At every level, this is achieved, not by memo, or strategic planning, but by consistent, focussed verbal communication backed by facts.

Best way to do this is to communicate often.

Not a lot at one time, but small bite-sized chunks regularly.

Daily, weekly, monthly, and so on.

At the ‘coalface’, it should be daily, which leads us to the daily stand-up, huddle, group chat, or as one of my clients call it, ‘toolbox’. Whatever you choose to call it in your workplace, it plays a crucial role in performance management.

This is a daily meeting at the beginning of a day, shift, or whatever the work cycle is, that reviews the day to come, in the light of what happened yesterday, with some acknowledgement of what will be coming tomorrow, and perhaps the next day.

Why it works

  • Daily communication keeps everyone on the same page, enables problems to be surfaced and addressed before they really hurt, escalated as necessary, and contributes enormously to a culture of communication and collaboration.
  • They replace the one-to-one conversations that need to happen many times, with a one-to-many conversation. This saves time and energy, while ensuring the communication is the same to all parties.
  • It enables focus on the priority activities, removing some of the day-to-day firefighting and craziness that always occurs.
  • It also enables quick updates to larger objectives and relevant projects to be delivered, which removes the always present rumour mill. This works equally well for the positive things as it does for the negative.
  • They lead to significantly engaged employees, as not only are they heard, but they can see the outcomes of their ideas and suggestions.

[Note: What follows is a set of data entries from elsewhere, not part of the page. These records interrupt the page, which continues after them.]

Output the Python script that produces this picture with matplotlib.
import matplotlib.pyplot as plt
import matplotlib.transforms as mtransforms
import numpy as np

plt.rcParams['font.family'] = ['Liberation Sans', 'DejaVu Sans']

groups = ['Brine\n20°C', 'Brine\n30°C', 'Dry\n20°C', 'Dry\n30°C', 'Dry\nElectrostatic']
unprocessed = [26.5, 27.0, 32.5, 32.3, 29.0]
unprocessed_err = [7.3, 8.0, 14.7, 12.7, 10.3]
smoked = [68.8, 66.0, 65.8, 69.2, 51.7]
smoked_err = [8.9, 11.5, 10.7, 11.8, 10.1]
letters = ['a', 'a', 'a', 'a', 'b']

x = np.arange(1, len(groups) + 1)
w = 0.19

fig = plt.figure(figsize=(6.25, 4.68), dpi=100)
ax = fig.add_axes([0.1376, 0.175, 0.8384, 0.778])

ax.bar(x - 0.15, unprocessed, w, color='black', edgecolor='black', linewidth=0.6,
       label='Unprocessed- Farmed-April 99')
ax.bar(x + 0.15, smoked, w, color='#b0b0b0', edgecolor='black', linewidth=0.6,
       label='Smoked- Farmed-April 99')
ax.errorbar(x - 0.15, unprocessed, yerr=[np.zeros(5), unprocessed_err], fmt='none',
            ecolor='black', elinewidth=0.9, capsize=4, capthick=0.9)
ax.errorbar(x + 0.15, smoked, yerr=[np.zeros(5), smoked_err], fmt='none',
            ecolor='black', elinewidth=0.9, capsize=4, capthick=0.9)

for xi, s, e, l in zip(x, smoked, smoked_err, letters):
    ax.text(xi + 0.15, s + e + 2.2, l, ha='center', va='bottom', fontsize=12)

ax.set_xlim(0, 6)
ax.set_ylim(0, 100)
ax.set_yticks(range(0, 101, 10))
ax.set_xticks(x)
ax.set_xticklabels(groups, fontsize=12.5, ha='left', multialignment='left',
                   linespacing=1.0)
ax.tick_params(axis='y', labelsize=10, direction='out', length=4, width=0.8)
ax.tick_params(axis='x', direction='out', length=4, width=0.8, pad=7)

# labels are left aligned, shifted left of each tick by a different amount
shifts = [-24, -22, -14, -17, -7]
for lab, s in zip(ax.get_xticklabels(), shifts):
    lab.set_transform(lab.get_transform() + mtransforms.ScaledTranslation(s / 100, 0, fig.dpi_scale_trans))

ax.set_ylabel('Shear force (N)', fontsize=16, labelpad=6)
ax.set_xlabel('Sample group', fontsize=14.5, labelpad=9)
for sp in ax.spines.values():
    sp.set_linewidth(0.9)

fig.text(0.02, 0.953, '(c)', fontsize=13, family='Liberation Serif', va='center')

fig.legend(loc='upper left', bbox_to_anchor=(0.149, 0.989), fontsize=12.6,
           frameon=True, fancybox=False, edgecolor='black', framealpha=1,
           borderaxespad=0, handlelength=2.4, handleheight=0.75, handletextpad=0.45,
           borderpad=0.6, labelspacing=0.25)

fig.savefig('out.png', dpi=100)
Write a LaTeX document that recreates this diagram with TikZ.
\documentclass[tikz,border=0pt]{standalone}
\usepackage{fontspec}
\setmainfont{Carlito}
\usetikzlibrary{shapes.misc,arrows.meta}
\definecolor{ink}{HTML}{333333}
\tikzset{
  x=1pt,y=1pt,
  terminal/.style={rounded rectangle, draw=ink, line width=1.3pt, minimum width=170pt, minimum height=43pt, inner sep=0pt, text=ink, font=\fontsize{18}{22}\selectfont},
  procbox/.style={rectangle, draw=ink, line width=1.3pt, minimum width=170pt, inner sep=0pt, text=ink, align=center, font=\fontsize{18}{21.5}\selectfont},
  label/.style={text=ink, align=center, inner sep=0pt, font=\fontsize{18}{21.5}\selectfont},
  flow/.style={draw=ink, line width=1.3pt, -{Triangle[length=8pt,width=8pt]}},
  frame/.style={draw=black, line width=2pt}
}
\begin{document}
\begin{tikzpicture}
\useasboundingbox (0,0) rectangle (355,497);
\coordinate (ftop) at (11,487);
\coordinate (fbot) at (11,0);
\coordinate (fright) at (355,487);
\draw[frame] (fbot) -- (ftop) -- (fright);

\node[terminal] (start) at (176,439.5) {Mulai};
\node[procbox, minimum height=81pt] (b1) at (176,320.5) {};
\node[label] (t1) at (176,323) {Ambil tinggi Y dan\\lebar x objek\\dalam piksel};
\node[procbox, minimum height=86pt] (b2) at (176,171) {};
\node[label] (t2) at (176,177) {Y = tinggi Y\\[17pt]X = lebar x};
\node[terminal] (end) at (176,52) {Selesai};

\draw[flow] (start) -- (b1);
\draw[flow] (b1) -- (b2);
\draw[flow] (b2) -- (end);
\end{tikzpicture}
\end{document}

In these days of increasingly remote workforces, this daily get together takes on a much wider role, in reminding everyone that they are a part of a team, and others are relying on them.

What makes them work

  • Same time, same place. Having the huddle, stand-up, whatever you choose to call it at the same time, in the same place, every day creates a cadence that drives activity. Start on time, finish on time.
  • Sitting down will elongate the meeting, so stand. It might be in the workplace, often it is just outside the workplace, which adds credibility to the process.
  • As short as possible, no more than 15 minutes should be an iron rule.
  • Everyone gets a say. Engagement comes with being heard, and the chairman must ensure everyone is explicitly given the chance to have a say.
  • This can take many forms and will vary with the level of the huddle. At the coal face, a whiteboard is usually sufficient, with perhaps a photo or copy taken and kept for reference for a short time. At higher levels, the recording will vary.
  • Be on time, do not ramble when it is your turn to speak. Take any follow up or extended conversation offline, the huddle is to identify problems, address the molehills, but the mountains are for another place.
  • Be respectful of time, others and the process. Be attentive, with no side conversations, or banter.
  • Meeting chair. Someone must lead the meeting, have control of the conversations and agenda. That may be the same person every day, or it might rotate, which in my experience is the better way.

Usually very quickly there is a sense of team effort, and even the small wins become evident and can be celebrated. It is an incremental process, which once the ball is rolling, picks up momentum that is very hard to stop, even if you wanted to.